Requirement There must be at least one row in the model table with this key in the ModelName column and with a non-null value in the ModelDS2 column.
Tip The model name is case sensitive.

INPUT_TABLE=<<"><input-database<">..>><">input-table<">

specifies the name of the scoring model input table.

Requirement If the input table name is case sensitive, you must use double quotation marks (for example, "myinDB..myinTABLE").

OUTPUT_TABLE=<<">output-database<">.. ><">output-table<">

specifies the name of the scoring model output table.

Requirement If the output table name is case sensitive, you must use double quotation marks (for example, "myoutDB..myoutTABLE").

MODEL_TABLE=<<">model-table-database<">.. ><">model-table<">

specifies the name of the model table where the sasscore_modelname.ds2 and sasscore_modelname_ufmt.xml scoring files were published with the %INDTD_CREATE_MODELTABLE macro.

Default sas_model_table
Restriction This argument is available only when using the SAS Embedded Process.
Requirements If the model table name is case sensitive, you must use double quotation marks(for example, "mymtDB..mymtTABLE").
The name of the model table must be the same as the name specified in the %INDNZ_CREATE_MODELTABLE macro. For more information, see the MODELTABLE argument in %INDNZ_CREATE_MODELTABLE Macro Syntax.

INPUT_COLUMNS=<">column<"><...<">column<">>

specifies one or more columns from the input table that are passed to the SAS Embedded Process.

Default All columns
Requirement If the column name is case sensitive, you must use double quotation marks (for example, "Profit" "Sales" "Margin").

INPUT_WHERE=where-clause

specifies a valid WHERE clause that selects the rows from the input table.

OUTPUT_DISTRIBUTION=<">column<"><, ...<">column<">>

specifies one or more columns that are the distribution key for the output table.

Default Current database distribution
Requirement If the column name is case sensitive, you must use double quotation marks (for example, "Profit", "Sales", "Margin").

OUTPUT_TEMPORARY= YES | NO

specifies whether the output table is temporary.

Default NO

JOURNAL_TABLE=<<">journal-database<">..><">journal-table<">

specifies the name of a table that the SAS_EP stored procedure creates. This table holds any journal messages and notes from the SAS journal facility that are produced when executing the store procedure.

Requirement If the journal table name is case sensitive, you must use double quotation marks (for example, "myjnlDB..myjnlTABLE").
Tip If JOURNAL_TABLE is not specified, a journal is not created. If JOURNAL_TABLE is specified and a journal table exists, the journal is appended.

PARTITION_BY=<">column<"><, ...<">column<">>

specifies one or more columns by which to partition the input.

Default No partitioning occurs
Requirement If the column name is case sensitive, you must use double quotation marks(for example, "Profit", "Sales", "Margin").

ORDER_BY=<">column<"><, ...<">column<">>

specifies one or more columns by which to order the input.

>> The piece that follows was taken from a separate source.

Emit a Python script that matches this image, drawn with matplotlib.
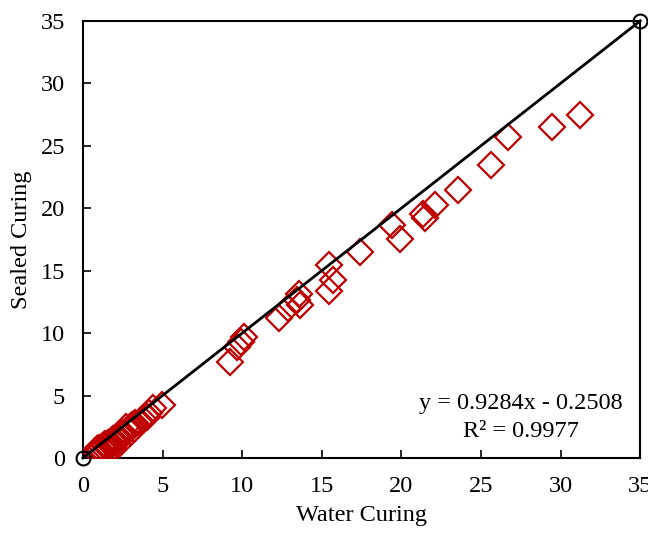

Default No reordering occurs
Requirement If the column name is case sensitive, you must use double quotation marks (for example, "Profit", "Sales", "Margin").

Tips for Using the SAS_EP Stored Procedure

  • No specific parameter order is required.
  • Table names must be enclosed in double quotation marks if they are case sensitive. Otherwise, double quotation marks are optional.
  • Tables can be qualified with a database name. If a table name is not qualified with a database name, the table name is resolved based on the default database for your session.
  • All parameters are passed as strings to the SAS_EP stored procedure, so they must be enclosed in single quotation marks. To pass a single quotation mark as part of the SQL within a parameter, use two adjacent single quotation marks as shown in the following example:
    'INPUT_WHERE=where name like ''%Jones%'''

Netezza Scoring Files

When using the SAS Embedded Process, the %INDNZ_PUBLISH_MODEL macro produces two scoring files for each model:
  • sasscore_modelname.ds2. This file contains code that is executed by the SAS_EP stored procedure.
  • sasscore_modelname_ufmt.xml. This file contains user-defined formats for the scoring model that is being published. This file is used by the SAS_EP stored procedure.
These files are published to the model table that you specify in the %INDNZ_PUBLISH_MODEL macro. See Scoring File Examples for an example of each of these files.
A message that indicates whether the scoring files are successfully or not successfully created is printed to the SAS log.
Although you cannot view the scoring files directly, there are two ways to see the models whose files are created:
  • From Netezza, log on to the database using a client tool such as NZSQL and submit an SQL statement. The following example assumes that the model table where the scoring files were published is modtable and the model name is super.
    nzsql database username password
      
     select modelname, modelsequence from modtable where 
       modelname like '%super%'
  • From SAS, use SQL procedure code that produces output in the LST file. The following example assumes that the model name that you used to create the scoring files is super.
    proc sql noerrorstop;
      connect to netezza (user=username password=xxxx server=myserver);
      
    select * from connection to netezza
          (select modelname, modelsequence
             from sasmodeltablename
                where modelname like '%super%');
    disconnect netezza;
    quit;
    
    You can also use the SASTRACE and SASTRACELOC system options to generate tracing information. For more information about these system options, see the SAS System Options: Reference.